*Directions for this task*
Exactly as written, quote every line that follows, skipping the images.

*Given material*
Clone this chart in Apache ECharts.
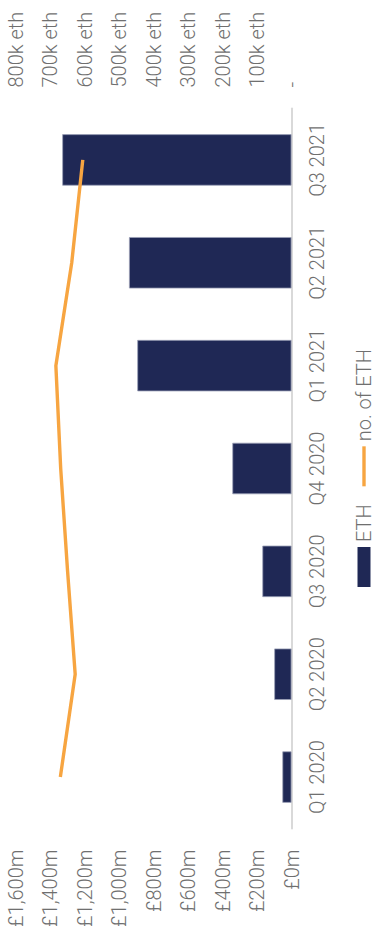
<!DOCTYPE html>
<html>
<head>
<meta charset="utf-8">
<script src="https://cdn.jsdelivr.net/npm/echarts@6/dist/echarts.min.js"></script>
<style>
  html, body { margin: 0; padding: 0; width: 376px; height: 950px; overflow: hidden; background: #fff; }
  #chart { position: absolute; left: 0; top: 0; width: 950px; height: 376px;
           transform-origin: 0 0; transform: translateY(950px) rotate(-90deg); }
</style>
</head>
<body>
<div id="chart"></div>
<script>
const categories = ['Q1 2020', 'Q2 2020', 'Q3 2020', 'Q4 2020', 'Q1 2021', 'Q2 2021', 'Q3 2021'];
const ethValueGBPm = [53, 100, 169, 343, 894, 942, 1329];
const ethCount = [670000, 627000, 649000, 669000, 683000, 637000, 605000];
const leftTicks = { min: 0, max: 1600, interval: 200 };
const rightTicks = { min: 0, max: 800000, interval: 100000 };

const FONT = 'Roboto, "Noto Sans", sans-serif';
const GREY = '#6f6f6f';
const ORANGE = '#f7a541';
const NAVY = '#1f2855';

const chart = echarts.init(document.getElementById('chart'), null, { renderer: 'svg' });
chart.setOption({
  animation: false,
  textStyle: { fontFamily: FONT, fontWeight: 300 },
  grid: { left: 121.5, right: 108.5, top: 15.5, bottom: 84.5, containLabel: false },
  legend: {
    left: 358, top: 349,
    itemGap: 18,
    itemWidth: 40, itemHeight: 13,
    symbolKeepAspect: true,
    textStyle: { fontFamily: FONT, fontSize: 20, color: GREY, fontWeight: 300 },
    data: [
      { name: 'ETH', icon: 'rect', itemStyle: { color: NAVY, borderWidth: 0 } },
      { name: 'no. of ETH', icon: 'path://M0,0H40V3.4H0Z', itemStyle: { color: ORANGE, borderWidth: 0 } }
    ]
  },
  xAxis: {
    type: 'category',
    data: categories,
    axisLine: { lineStyle: { color: '#d9d9d9', width: 2 } },
    axisTick: { show: false },
    axisLabel: { color: GREY, fontSize: 20, fontFamily: FONT, fontWeight: 300, margin: 15 }
  },
  yAxis: [
    {
      type: 'value',
      min: leftTicks.min, max: leftTicks.max, interval: leftTicks.interval,
      splitLine: { show: false },
      axisLine: { show: false }, axisTick: { show: false },
      axisLabel: {
        color: GREY, fontSize: 20, fontFamily: FONT, fontWeight: 300, margin: 21,
        formatter: v => '£' + v.toLocaleString('en-GB') + 'm'
      }
    },
    {
      type: 'value',
      min: rightTicks.min, max: rightTicks.max, interval: rightTicks.interval,
      splitLine: { show: false },
      axisLine: { show: false }, axisTick: { show: false },
      axisLabel: {
        color: GREY, fontSize: 20, fontFamily: FONT, fontWeight: 300, margin: 21,
        formatter: v => v === 0 ? '-' : (v / 1000) + 'k eth'
      }
    }
  ],
  series: [
    {
      name: 'ETH', type: 'bar', yAxisIndex: 0,
      data: ethValueGBPm,
      barWidth: '50%',
      itemStyle: { color: NAVY, borderColor: '#9aa0b6', borderWidth: 0.8 }
    },
    {
      name: 'no. of ETH', type: 'line', yAxisIndex: 1,
      data: ethCount,
      symbol: 'none',
      lineStyle: { color: ORANGE, width: 3.4 },
      itemStyle: { color: ORANGE }
    }
  ]
});
</script>
</body>
</html>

*Task solution*
Clone this chart in Apache ECharts.
<!DOCTYPE html>
<html>
<head>
<meta charset="utf-8">
<script src="https://cdn.jsdelivr.net/npm/echarts@6/dist/echarts.min.js"></script>
<style>
  html, body { margin: 0; padding: 0; width: 376px; height: 950px; overflow: hidden; background: #fff; }
  #chart { position: absolute; left: 0; top: 0; width: 950px; height: 376px;
           transform-origin: 0 0; transform: translateY(950px) rotate(-90deg); }
</style>
</head>
<body>
<div id="chart"></div>
<script>
const categories = ['Q1 2020', 'Q2 2020', 'Q3 2020', 'Q4 2020', 'Q1 2021', 'Q2 2021', 'Q3 2021'];
const ethValueGBPm = [53, 100, 169, 343, 894, 942, 1329];
const ethCount = [670000, 627000, 649000, 669000, 683000, 637000, 605000];
const leftTicks = { min: 0, max: 1600, interval: 200 };
const rightTicks = { min: 0, max: 800000, interval: 100000 };

const FONT = 'Roboto, "Noto Sans", sans-serif';
const GREY = '#6f6f6f';
const ORANGE = '#f7a541';
const NAVY = '#1f2855';

const chart = echarts.init(document.getElementById('chart'), null, { renderer: 'svg' });
chart.setOption({
  animation: false,
  textStyle: { fontFamily: FONT, fontWeight: 300 },
  grid: { left: 121.5, right: 108.5, top: 15.5, bottom: 84.5, containLabel: false },
  legend: {
    left: 358, top: 349,
    itemGap: 18,
    itemWidth: 40, itemHeight: 13,
    symbolKeepAspect: true,
    textStyle: { fontFamily: FONT, fontSize: 20, color: GREY, fontWeight: 300 },
    data: [
      { name: 'ETH', icon: 'rect', itemStyle: { color: NAVY, borderWidth: 0 } },
      { name: 'no. of ETH', icon: 'path://M0,0H40V3.4H0Z', itemStyle: { color: ORANGE, borderWidth: 0 } }
    ]
  },
  xAxis: {
    type: 'category',
    data: categories,
    axisLine: { lineStyle: { color: '#d9d9d9', width: 2 } },
    axisTick: { show: false },
    axisLabel: { color: GREY, fontSize: 20, fontFamily: FONT, fontWeight: 300, margin: 15 }
  },
  yAxis: [
    {
      type: 'value',
      min: leftTicks.min, max: leftTicks.max, interval: leftTicks.interval,
      splitLine: { show: false },
      axisLine: { show: false }, axisTick: { show: false },
      axisLabel: {
        color: GREY, fontSize: 20, fontFamily: FONT, fontWeight: 300, margin: 21,
        formatter: v => '£' + v.toLocaleString('en-GB') + 'm'
      }
    },
    {
      type: 'value',
      min: rightTicks.min, max: rightTicks.max, interval: rightTicks.interval,
      splitLine: { show: false },
      axisLine: { show: false }, axisTick: { show: false },
      axisLabel: {
        color: GREY, fontSize: 20, fontFamily: FONT, fontWeight: 300, margin: 21,
        formatter: v => v === 0 ? '-' : (v / 1000) + 'k eth'
      }
    }
  ],
  series: [
    {
      name: 'ETH', type: 'bar', yAxisIndex: 0,
      data: ethValueGBPm,
      barWidth: '50%',
      itemStyle: { color: NAVY, borderColor: '#9aa0b6', borderWidth: 0.8 }
    },
    {
      name: 'no. of ETH', type: 'line', yAxisIndex: 1,
      data: ethCount,
      symbol: 'none',
      lineStyle: { color: ORANGE, width: 3.4 },
      itemStyle: { color: ORANGE }
    }
  ]
});
</script>
</body>
</html>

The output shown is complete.